## What you will do:
Scan the lines below; pull out those with "this".

## Listed records:

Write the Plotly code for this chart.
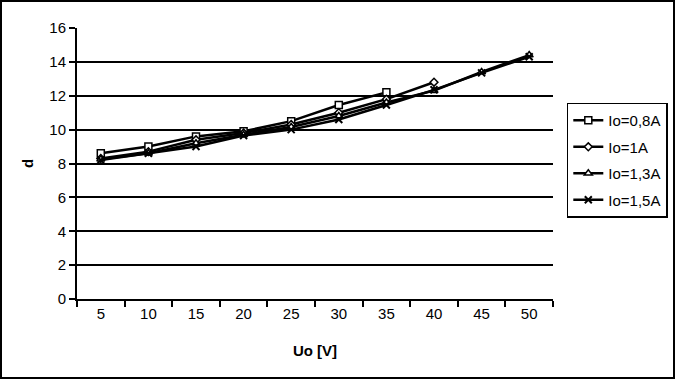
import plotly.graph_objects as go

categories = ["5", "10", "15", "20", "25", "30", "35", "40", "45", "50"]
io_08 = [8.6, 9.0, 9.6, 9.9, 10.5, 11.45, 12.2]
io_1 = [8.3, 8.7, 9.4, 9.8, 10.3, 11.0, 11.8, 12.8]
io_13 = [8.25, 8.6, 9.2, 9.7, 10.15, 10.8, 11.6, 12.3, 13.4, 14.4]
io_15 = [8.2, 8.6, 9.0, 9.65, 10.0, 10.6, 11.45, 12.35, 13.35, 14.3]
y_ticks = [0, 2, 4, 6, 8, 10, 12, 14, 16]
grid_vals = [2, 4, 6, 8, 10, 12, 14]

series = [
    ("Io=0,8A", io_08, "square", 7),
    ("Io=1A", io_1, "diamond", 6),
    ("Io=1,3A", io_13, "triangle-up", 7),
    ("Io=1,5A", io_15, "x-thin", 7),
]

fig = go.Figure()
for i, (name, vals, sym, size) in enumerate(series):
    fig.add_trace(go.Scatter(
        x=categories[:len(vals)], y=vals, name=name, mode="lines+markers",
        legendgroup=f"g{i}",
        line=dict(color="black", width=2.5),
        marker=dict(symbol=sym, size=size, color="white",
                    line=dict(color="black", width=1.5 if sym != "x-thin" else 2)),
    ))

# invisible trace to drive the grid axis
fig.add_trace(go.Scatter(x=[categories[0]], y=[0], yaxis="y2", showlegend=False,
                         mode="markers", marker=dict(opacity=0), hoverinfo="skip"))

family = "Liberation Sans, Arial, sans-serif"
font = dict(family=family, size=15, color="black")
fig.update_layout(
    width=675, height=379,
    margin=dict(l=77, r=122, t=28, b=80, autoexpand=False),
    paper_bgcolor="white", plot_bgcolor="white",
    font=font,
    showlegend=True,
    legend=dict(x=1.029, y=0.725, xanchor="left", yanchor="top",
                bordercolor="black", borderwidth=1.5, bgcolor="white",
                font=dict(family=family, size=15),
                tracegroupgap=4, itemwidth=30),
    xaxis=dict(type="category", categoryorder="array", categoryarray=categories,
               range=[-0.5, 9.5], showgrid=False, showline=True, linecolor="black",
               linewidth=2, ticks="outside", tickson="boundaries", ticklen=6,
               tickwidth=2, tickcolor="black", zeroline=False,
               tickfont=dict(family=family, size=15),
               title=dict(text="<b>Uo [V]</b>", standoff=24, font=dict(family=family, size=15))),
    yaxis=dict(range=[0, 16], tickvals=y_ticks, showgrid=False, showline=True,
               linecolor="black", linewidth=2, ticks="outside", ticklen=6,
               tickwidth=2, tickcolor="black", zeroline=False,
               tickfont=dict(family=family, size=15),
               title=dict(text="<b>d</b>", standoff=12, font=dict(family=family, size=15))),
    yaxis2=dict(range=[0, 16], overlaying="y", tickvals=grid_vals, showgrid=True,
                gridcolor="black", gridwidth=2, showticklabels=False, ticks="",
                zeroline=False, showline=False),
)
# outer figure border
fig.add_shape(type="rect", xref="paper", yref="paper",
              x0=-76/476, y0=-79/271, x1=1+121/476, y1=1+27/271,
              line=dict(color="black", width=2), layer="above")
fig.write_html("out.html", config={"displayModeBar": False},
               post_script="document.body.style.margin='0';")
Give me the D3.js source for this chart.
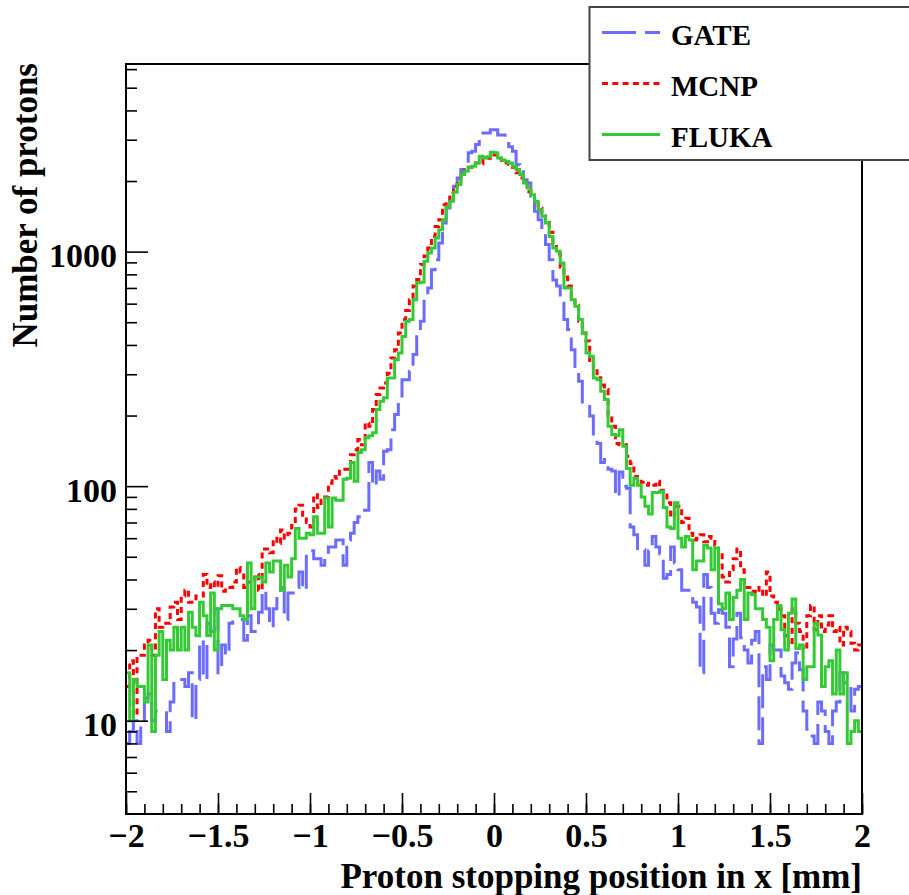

## Problem solution:
Write the Plotly code for this chart.
Give me the D3.js source for this chart.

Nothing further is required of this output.